Moving. What a broad subject. Not moving on, or moving up, or moving others with your words. Just moving. Packing up everything you own, everything your family owns, your pets, your possessions, packing it all into a truck, and moving. Shutting down and leaving the home that you have known for so long and going to a new start. We all do it a few times in our lives, some more than others, others only once or twice. Sometimes we move for work, or for a larger place, or for downsizing. But where I am now, my mental and emotional place in life, moving has different meanings. Moving becomes emotional.


Andrew’s shelves. His snowboarding glasses, his many hats and sunglasses, pictures of Daisy, the manual to his car, Jovi’s birthday gift, and so much more of him.
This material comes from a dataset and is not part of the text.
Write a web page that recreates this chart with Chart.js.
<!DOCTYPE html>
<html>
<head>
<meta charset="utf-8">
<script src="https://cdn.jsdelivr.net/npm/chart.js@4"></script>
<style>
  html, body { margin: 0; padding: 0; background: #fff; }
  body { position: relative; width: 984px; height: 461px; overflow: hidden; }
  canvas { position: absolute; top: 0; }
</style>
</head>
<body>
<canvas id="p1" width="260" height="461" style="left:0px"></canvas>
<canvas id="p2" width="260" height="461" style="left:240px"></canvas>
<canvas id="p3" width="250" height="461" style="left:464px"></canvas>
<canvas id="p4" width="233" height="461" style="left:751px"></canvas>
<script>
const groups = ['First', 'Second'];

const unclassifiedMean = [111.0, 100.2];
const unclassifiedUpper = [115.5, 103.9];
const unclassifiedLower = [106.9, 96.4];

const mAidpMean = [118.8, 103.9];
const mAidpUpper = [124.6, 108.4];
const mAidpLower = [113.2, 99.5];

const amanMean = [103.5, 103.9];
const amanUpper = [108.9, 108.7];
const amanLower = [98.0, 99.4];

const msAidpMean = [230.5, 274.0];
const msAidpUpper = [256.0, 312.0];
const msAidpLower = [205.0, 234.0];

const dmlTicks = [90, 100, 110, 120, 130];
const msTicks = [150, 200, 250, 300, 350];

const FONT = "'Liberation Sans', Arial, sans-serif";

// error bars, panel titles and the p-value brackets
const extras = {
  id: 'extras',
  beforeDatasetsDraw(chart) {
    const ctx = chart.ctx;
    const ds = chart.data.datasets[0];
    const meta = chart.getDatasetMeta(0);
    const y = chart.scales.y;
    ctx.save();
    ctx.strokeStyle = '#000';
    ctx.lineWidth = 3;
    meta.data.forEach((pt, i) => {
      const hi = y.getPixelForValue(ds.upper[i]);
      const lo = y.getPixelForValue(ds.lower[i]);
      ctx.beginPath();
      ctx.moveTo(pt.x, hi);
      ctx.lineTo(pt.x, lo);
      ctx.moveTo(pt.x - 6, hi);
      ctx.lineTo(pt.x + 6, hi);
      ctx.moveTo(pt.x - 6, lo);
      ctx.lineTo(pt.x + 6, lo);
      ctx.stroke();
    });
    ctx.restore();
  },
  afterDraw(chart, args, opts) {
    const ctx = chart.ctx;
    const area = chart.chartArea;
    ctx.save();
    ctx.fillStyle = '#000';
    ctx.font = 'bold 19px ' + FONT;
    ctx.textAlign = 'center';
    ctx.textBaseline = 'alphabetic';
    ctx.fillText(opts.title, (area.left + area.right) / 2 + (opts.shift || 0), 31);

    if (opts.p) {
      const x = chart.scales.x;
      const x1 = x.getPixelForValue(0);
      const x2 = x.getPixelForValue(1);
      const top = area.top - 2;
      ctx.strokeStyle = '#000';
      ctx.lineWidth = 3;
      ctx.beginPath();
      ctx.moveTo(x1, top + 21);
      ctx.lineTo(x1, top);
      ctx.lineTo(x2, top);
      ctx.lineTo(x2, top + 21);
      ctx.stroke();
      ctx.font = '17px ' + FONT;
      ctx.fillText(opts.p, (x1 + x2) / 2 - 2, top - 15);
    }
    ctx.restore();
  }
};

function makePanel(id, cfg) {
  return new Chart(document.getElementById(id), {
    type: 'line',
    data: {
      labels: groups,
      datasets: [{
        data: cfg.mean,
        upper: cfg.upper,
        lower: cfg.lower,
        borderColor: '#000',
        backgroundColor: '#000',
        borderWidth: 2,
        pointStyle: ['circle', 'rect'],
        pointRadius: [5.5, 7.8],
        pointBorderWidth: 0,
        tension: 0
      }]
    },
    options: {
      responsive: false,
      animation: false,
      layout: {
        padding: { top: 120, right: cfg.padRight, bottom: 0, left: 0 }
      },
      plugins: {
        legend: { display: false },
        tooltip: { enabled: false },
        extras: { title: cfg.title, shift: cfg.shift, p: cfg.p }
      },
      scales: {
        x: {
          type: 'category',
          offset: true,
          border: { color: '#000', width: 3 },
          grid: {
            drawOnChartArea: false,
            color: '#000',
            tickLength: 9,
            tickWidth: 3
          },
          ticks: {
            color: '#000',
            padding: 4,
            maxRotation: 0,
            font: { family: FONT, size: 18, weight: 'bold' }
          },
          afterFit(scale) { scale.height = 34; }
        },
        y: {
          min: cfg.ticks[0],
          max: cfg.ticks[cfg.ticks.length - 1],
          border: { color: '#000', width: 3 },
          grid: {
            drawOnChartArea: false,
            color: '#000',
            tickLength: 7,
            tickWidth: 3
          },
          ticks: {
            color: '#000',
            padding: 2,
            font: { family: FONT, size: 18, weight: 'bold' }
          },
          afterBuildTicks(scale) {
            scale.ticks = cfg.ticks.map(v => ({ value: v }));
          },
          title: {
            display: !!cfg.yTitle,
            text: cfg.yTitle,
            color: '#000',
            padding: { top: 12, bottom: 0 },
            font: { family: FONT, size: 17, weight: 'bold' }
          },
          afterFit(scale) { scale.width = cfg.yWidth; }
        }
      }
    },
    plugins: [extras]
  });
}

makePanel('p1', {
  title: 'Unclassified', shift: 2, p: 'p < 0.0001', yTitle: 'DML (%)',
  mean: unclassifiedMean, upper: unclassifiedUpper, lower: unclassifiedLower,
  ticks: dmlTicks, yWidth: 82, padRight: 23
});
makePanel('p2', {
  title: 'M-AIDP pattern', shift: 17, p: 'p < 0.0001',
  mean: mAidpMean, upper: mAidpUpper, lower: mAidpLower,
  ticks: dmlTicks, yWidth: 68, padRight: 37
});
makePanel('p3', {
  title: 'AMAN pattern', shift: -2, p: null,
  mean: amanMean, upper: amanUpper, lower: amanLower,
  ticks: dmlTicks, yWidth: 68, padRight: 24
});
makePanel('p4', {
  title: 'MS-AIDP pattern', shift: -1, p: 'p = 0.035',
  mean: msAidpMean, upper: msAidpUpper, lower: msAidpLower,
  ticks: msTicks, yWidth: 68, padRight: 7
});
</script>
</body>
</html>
Every day, every single day, I visit Andrew’s room. It might be for just a moment to touch something, smile, and leave. Or it might be for a few minutes to look at his belongings, do some remembering, and then get back to my day. But every single day I go into his room – I am with him for that moment. Sometimes when i am lost, I sit on his bed and ask him for advice. I think about what he would say to me, think about what his thoughts might be. I might just think about him, about his smile, about what his life could have been. It gives me great peace and comfort to have that place I can visit. His room. His stuff. His memories. It is such a large part of my moving ahead with my life.

DSC_1377Sometimes it is sad for me to go there, sadness beyond belief and something that no one can ever put into words. But those days are getting fewer and further apart as I learn to deal with this loss. But they are still there once in a while. The days that I go in there and smile and recall the good times, recall the blessing that I had with my son for twenty one years are getting more often. I look at his guitar and think about the joy and pride he had learning to play it. It still sits on his bed where he left it. I look at his high school yearbooks and read what his friends wrote to him, and I smile. I look at his team jackets and how honored he was to wear them and be part of the teams that he was on.

Then there are the things that only those who knew Andrew would appreciate. There is an arm rest from the high school auditorium. Why would someone want that? Who knows, but Andrew had it – and was proud that he had it. There are his pads of late passes and hall passes from high school. I don’t know, but I am sure his friends know why he had them. And his sneakers – for someone who never wore shoes, he had a lot of them.


His Ranger and Titans Jerseys, his hoodies and jeans. This is what we remember him in.

When I go in there, I connect with him. Much of his clothes are still where he left them – although cleaned, folded and put away. Some of his books, some of what he collected, some of him, is still there. And I need that, I need to know that and see that to get me through each day and to keep moving my feet forward. I can not see that day in the future where I can box it up, store it away, pack up what is left of Andrew and move away. Maybe one day it will happen, but maybe it won’t.

But for others it is different. And I understand that. For others, the site of their children’s room, seeing their empty space, seeing the toys that lay collecting dust, the clothes that will never be worn again, the books that will never be read, is just too much. The searing pain of their loss is brought back to them every time they pass that doorway. Sometimes the door is kept shut, so they do not have to see inside the bedroom. Other families keep the door open, and bear the sight of the room. Their loss is tied to that place, tied to that house, that used to be a home. For those parents, a new beginning, a new place, a fresh start, is what they need. They need new surroundings not tied to the past. Simply put –  a move.

They have to put their sons or daughters belongings away. They have to box up the memories, box up the clothes, the toys, the books, and prepare to move. They might sell the furniture, or donate it, or pass it along. But it does not go with them. It is too hard to keep it. They are downsizing, they are relocating, they are moving to a new place where the memories of raising their wonderful child do not exist.

One day they will open those boxes again and sort through what was their loved one. They might cry over a toy, a book, or a piece of clothes. But it is not an entire room of overwhelming memories. It is not the entire home where the spent so many loving years before that fateful terrible day. These tears might be of the happy times, the happy memories. These tears are the good ones that moved along with them.

Don’t be mistaken – when they moved they took their children with them. The memories, their love, all that was their child, all that they had, moved along with them, but they are moving. We never forget our children. No matter where we go, or where we stay, what we give away or what we choose to keep, our sons and daughters are always with us. But some of us have to move away and start over, while others chose to stay.

Why the difference? Why the irresistible driving force to stay put or move away? Just like all grief, just like we each handle our grief our own way – no one knows why, it just is.

This journal is written in honor of Emily, and in memory of Daniel, as a thank you for all of the parents that she has helped move ahead in their lives and all of the souls she has healed.